Any psychological interpretation of Breitz’ work would need to address eleventh hour panic as the female variant of a midlife crisis as well as her sexual orientation, which is indeed not irrelevant in the context: No, she will never give birth herself (notwithstanding that technological progress), although that is the main focus of her art here. Breitz appears obsessed with the event, and serves us three films behind closed doors, accessible for only three visitors at a time who are further obliged to leave their camera or smartphone with a gallery employee outside. Inside, only close up recordings of women giving birth. Thankfully, I didn’t eat much before. Frankly, I‘m more the old school guy, you know the saying: “My wife and I, we have dinner together, but we attend the restrooms each on its own”?

On another note, the aforementioned statement about every man having been born by a woman... it’s not that original, right? What do you think are the chances, Breitz once too often watched Sacha Baron Cohen’s 2004 Harvard speech in his role of Ali G: “No matter if black, white, brown, or Pakistani, we all come from the same place – the punany!”?

And the last one for today, Statista. If you visit Berlin for the fist time, you should definitely have a look at that former airport Tempelhof – the art fairs of BAW do happen here, too -, its halls and hangars are an even better example of uber-pompous Nazi architecture than Berlin Olympic stadium (built in 1924, the airport was decisively reconstructed in the 1930s). Then go and see Karl-Mark-Allee aka Little Pyongyang in the East, close to Alexanderplatz, which basically looks the same only that it’s socialist without the prefix. Albert Speer or a GDR collective, who could tell the difference? The first buildings are not as monumentally oppressive as those following further down the street, and one of them formerly housed a GDR institution for statistical research. Lying waste for years, it has (unfortunately) been “rescued”, and now there are plans for a future use: Local authorities will move in once again, and there’s some space dedicated to art.

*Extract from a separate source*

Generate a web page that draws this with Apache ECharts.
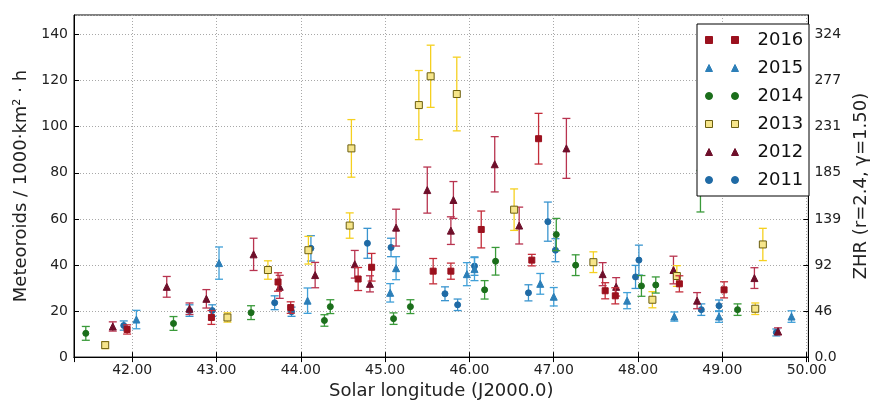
<!DOCTYPE html>
<html>
<head>
<meta charset="utf-8">
<script src="https://cdn.jsdelivr.net/npm/echarts@6/dist/echarts.min.js"></script>
<style>html,body{margin:0;padding:0;background:#fff;}#c{width:878px;height:405px;}</style>
</head>
<body>
<div id="c"></div>
<script>
// ---- data ----
const x2016 = [41.94, 42.94, 43.73, 43.88, 44.68, 44.84, 45.57, 45.78, 46.14, 46.74, 46.82, 47.61, 47.73, 48.49, 49.02];
const y2016 = [12.0, 17.2, 32.6, 21.5, 33.9, 39.0, 37.3, 37.3, 55.4, 42.1, 94.8, 28.8, 26.6, 31.8, 29.2];
const e2016 = [2.0, 3.0, 4.0, 2.5, 5.0, 6.0, 5.5, 3.5, 8.0, 2.5, 11.0, 3.5, 3.5, 3.5, 3.5];

const x2015 = [42.05, 43.03, 44.08, 45.06, 45.13, 45.97, 46.06, 46.84, 47.00, 47.87, 48.43, 48.96, 49.82];
const y2015 = [16.3, 40.8, 24.5, 27.9, 38.6, 36.0, 38.2, 31.8, 26.2, 24.5, 17.6, 17.6, 17.6];
const e2015 = [4.0, 7.0, 5.5, 4.0, 5.0, 5.0, 5.0, 4.5, 4.0, 3.5, 2.0, 2.5, 2.5];

const x2014 = [41.45, 42.49, 43.41, 44.28, 44.35, 45.10, 45.30, 46.18, 46.31, 47.03, 47.26, 48.04, 48.21, 48.74, 49.18];
const y2014 = [10.3, 14.6, 19.3, 15.9, 21.9, 16.7, 21.9, 29.2, 41.6, 53.2, 39.9, 30.9, 31.3, 72.0, 20.6];
const e2014 = [3.0, 3.0, 3.0, 2.5, 3.0, 2.5, 3.0, 4.0, 6.0, 7.0, 4.5, 4.5, 3.5, 9.0, 2.5];

const x2013 = [41.68, 43.13, 43.61, 44.09, 44.58, 44.60, 45.40, 45.54, 45.85, 46.53, 47.47, 48.17, 48.46, 49.39, 49.48];
const y2013 = [5.2, 17.2, 37.8, 46.4, 57.1, 90.6, 109.4, 121.9, 114.2, 64.0, 41.2, 24.9, 35.2, 21.0, 48.9];
const e2013 = [1.5, 2.0, 4.0, 6.0, 5.5, 12.5, 15.0, 13.5, 16.0, 9.0, 4.5, 3.5, 4.5, 2.5, 7.0];

const x2012 = [41.77, 42.41, 42.68, 42.88, 43.44, 43.75, 44.17, 44.64, 44.82, 45.13, 45.50, 45.78, 45.81, 46.30, 46.59, 47.15, 47.58, 47.74, 48.42, 48.70, 49.38, 49.66];
const y2012 = [13.3, 30.5, 21.0, 25.3, 44.6, 30.5, 35.6, 40.3, 31.8, 56.2, 72.5, 54.9, 68.2, 83.7, 57.1, 90.6, 36.0, 30.5, 37.8, 24.5, 34.3, 11.2];
const e2012 = [2.0, 4.5, 2.5, 4.0, 7.0, 5.0, 5.5, 6.0, 3.5, 8.0, 10.0, 6.0, 8.0, 12.0, 8.0, 13.0, 5.0, 4.0, 6.0, 3.5, 4.5, 1.5];

const x2011 = [41.90, 42.68, 42.95, 43.69, 43.89, 44.12, 44.79, 45.07, 45.71, 45.86, 46.06, 46.70, 46.93, 47.02, 47.97, 48.01, 48.75, 48.96, 49.64];
const y2011 = [13.7, 20.2, 20.2, 23.6, 19.7, 47.2, 49.4, 47.6, 27.5, 22.7, 39.5, 27.9, 58.8, 46.4, 34.8, 42.1, 20.6, 22.3, 10.7];
const e2011 = [2.0, 2.5, 2.5, 3.0, 2.0, 5.5, 6.5, 4.0, 3.0, 2.5, 4.0, 3.5, 8.5, 5.0, 5.0, 6.5, 2.5, 2.5, 1.5];

const zhrLabels = ["0.0", "46", "92", "139", "185", "231", "277", "324"];
const legendNames = ["2016", "2015", "2014", "2013", "2012", "2011"];

// ---- styles ----
const FONT = "DejaVu Sans";
const styles = {
  "2016": {symbol: "rect", size: 6, color: "#9b111e", border: "#9b111e", err: "#c42d3a", x: x2016, y: y2016, e: e2016},
  "2015": {symbol: "triangle", size: 7, color: "#2c7fb8", border: "#2c7fb8", err: "#41a0d8", x: x2015, y: y2015, e: e2015},
  "2014": {symbol: "circle", size: 6, color: "#1b6e1b", border: "#1b6e1b", err: "#3a9a3a", x: x2014, y: y2014, e: e2014},
  "2013": {symbol: "rect", size: 7, color: "#f6e58a", border: "#6b5e10", err: "#f5d020", x: x2013, y: y2013, e: e2013},
  "2012": {symbol: "triangle", size: 7, color: "#6e0f2a", border: "#6e0f2a", err: "#b8334f", x: x2012, y: y2012, e: e2012},
  "2011": {symbol: "circle", size: 6, color: "#1f6aa5", border: "#1f6aa5", err: "#3a95cf", x: x2011, y: y2011, e: e2011}
};

const drawOrder = ["2011", "2012", "2013", "2014", "2015", "2016"];
const series = [];
drawOrder.forEach(function (name, idx) {
  const s = styles[name];
  const data = s.x.map(function (xv, i) { return [xv, s.y[i], s.e[i]]; });
  series.push({
    name: name,
    type: "custom",
    z: 2 + idx * 0.1,
    data: data,
    encode: {x: 0, y: 1},
    renderItem: function (params, api) {
      const xv = api.value(0), yv = api.value(1), ev = api.value(2);
      const lo = api.coord([xv, yv - ev]);
      const hi = api.coord([xv, yv + ev]);
      const w = 4;
      const st = {stroke: s.err, lineWidth: 1.3};
      return {
        type: "group",
        children: [
          {type: "line", shape: {x1: lo[0], y1: lo[1], x2: hi[0], y2: hi[1]}, style: st},
          {type: "line", shape: {x1: lo[0] - w, y1: lo[1], x2: lo[0] + w, y2: lo[1]}, style: st},
          {type: "line", shape: {x1: hi[0] - w, y1: hi[1], x2: hi[0] + w, y2: hi[1]}, style: st}
        ]
      };
    }
  });
  series.push({
    name: name,
    type: "scatter",
    z: 2.05 + idx * 0.1,
    symbol: s.symbol,
    symbolSize: s.size,
    data: data.map(function (d) { return [d[0], d[1]]; }),
    itemStyle: {color: s.color, borderColor: s.border, borderWidth: 1, opacity: 1}
  });
});

const legendData = legendNames.map(function (n) {
  const s = styles[n];
  return {name: n, icon: s.symbol, itemStyle: {color: s.color, borderColor: s.border, borderWidth: 1}};
});

const gridLine = {show: true, lineStyle: {color: "#a8a8a8", type: [1, 2], width: 1}};
const tick = {show: true, inside: true, length: 5, lineStyle: {color: "#000"}};

const chart = echarts.init(document.getElementById("c"), null, {renderer: "canvas"});
chart.setOption({
  animation: false,
  backgroundColor: "#fff",
  textStyle: {fontFamily: FONT},
  grid: {left: 74, top: 15, width: 743, height: 346, show: true, borderColor: "#000", borderWidth: 1, backgroundColor: "#fff", containLabel: false},
  xAxis: [{
    type: "value", min: 41.31, max: 50.02, minInterval: 1, maxInterval: 1, position: "bottom",
    name: "Solar longitude (J2000.0)", nameLocation: "middle", nameGap: 24,
    nameTextStyle: {fontSize: 18, color: "#222", fontFamily: FONT},
    axisLine: {show: true, lineStyle: {color: "#000", width: 1}},
    axisTick: tick,
    axisLabel: {fontSize: 14, color: "#222", fontFamily: FONT, margin: 6, showMinLabel: false, showMaxLabel: false,
      formatter: function (v) { return v.toFixed(2); }},
    splitLine: gridLine
  }, {
    type: "value", min: 41.31, max: 50.02, minInterval: 1, maxInterval: 1, position: "top",
    axisLine: {show: true, lineStyle: {color: "#000", width: 1}},
    axisTick: tick, axisLabel: {show: false}, splitLine: {show: false}
  }],
  yAxis: [{
    type: "value", min: 0, max: 148.5, interval: 20, position: "left",
    name: "Meteoroids / 1000·km² · h", nameLocation: "middle", nameGap: 44, nameRotate: 90,
    nameTextStyle: {fontSize: 18, color: "#222", fontFamily: FONT},
    axisLine: {show: true, lineStyle: {color: "#000", width: 1}},
    axisTick: tick,
    axisLabel: {fontSize: 14, color: "#222", fontFamily: FONT, margin: 6, showMaxLabel: false},
    splitLine: gridLine
  }, {
    type: "value", min: 0, max: 148.5, interval: 20, position: "right",
    name: "ZHR (r=2.4, γ=1.50)", nameLocation: "middle", nameGap: 38, nameRotate: 90,
    nameTextStyle: {fontSize: 18, color: "#222", fontFamily: FONT},
    axisLine: {show: true, lineStyle: {color: "#000", width: 1}},
    axisTick: tick,
    axisLabel: {fontSize: 14, color: "#222", fontFamily: FONT, margin: 6, showMaxLabel: false,
      formatter: function (v) { return zhrLabels[Math.round(v / 20)] || ""; }},
    splitLine: {show: false}
  }],
  graphic: {
    elements: [{
      type: "rect", zlevel: 1, z: 0, silent: true,
      shape: {x: 697, y: 24, width: 112, height: 172},
      style: {fill: "#fff", stroke: "#000", lineWidth: 1}
    }]
  },
  legend: [{
    data: legendData, orient: "vertical", left: 705, top: 30, zlevel: 1, z: 5,
    itemWidth: 7, itemHeight: 7, itemGap: 8, padding: 0,
    formatter: function () { return " "; },
    textStyle: {fontSize: 18, lineHeight: 20, height: 20},
    selectedMode: false
  }, {
    data: legendData, orient: "vertical", left: 731, top: 30, zlevel: 1, z: 5,
    itemWidth: 7, itemHeight: 7, itemGap: 8, padding: 0,
    textStyle: {fontSize: 18, color: "#111", fontFamily: FONT, padding: [0, 0, 0, 14], lineHeight: 20, height: 20},
    selectedMode: false
  }],
  series: series
});
</script>
</body>
</html>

Artists have already started their work, and present plans involving the only (long term) lodgers of the near past: pigeons. The House of Statistics has become famous for being the – statistically – biggest dovecot in all Europe. Wow. An art project now focuses on keeping the synathropic birds here, whether it’s for their best or not (have you ever seen a healthy city pigeon, without crippled feet and open eczema?). A future installation will signal their presence or absence by a (red?) light. Ok. Meanwhile, in the backyard, nature has celebrated other small victories over Socialism, and artist studios have been established in the wilderness, there joining a summer school and conferences for students of city planning and architecture. Finally, a project upstairs involves bees, and crypto currencies. Facepalm. Metal/wooden beehives with sensors that spy on them and collect all sorts of data, not to create a user profile for each drone and sell it to Google or Facebook (who would undoubtedly be interested), but for their best. They didn’t ask them, or their queen, though, presumably. On a website, and using an app, you may invest in a dedicated crypto currency (change that verb to “make a donation”), then have a voice in how the money will be spent – under the condition, that it serves the bees in one way or other.

One of the people behind the project explains, that they chose crypto currency not “because it’s all the hype, dumbass millenials would literally buy excrements, if only you’d call it ‘crypto-sh..‘“, but instead: “because it’s more secure than conventional money”. Well, f... security. Security is not humane. Security is not alive. And security is certainly not art.

Somebody left a sticker on a door of the building that is still very much in need of renovation: “There is no Planet B”. Considering global population growth, we’re heading towards a Planet Bee at least, humanity an insect colony.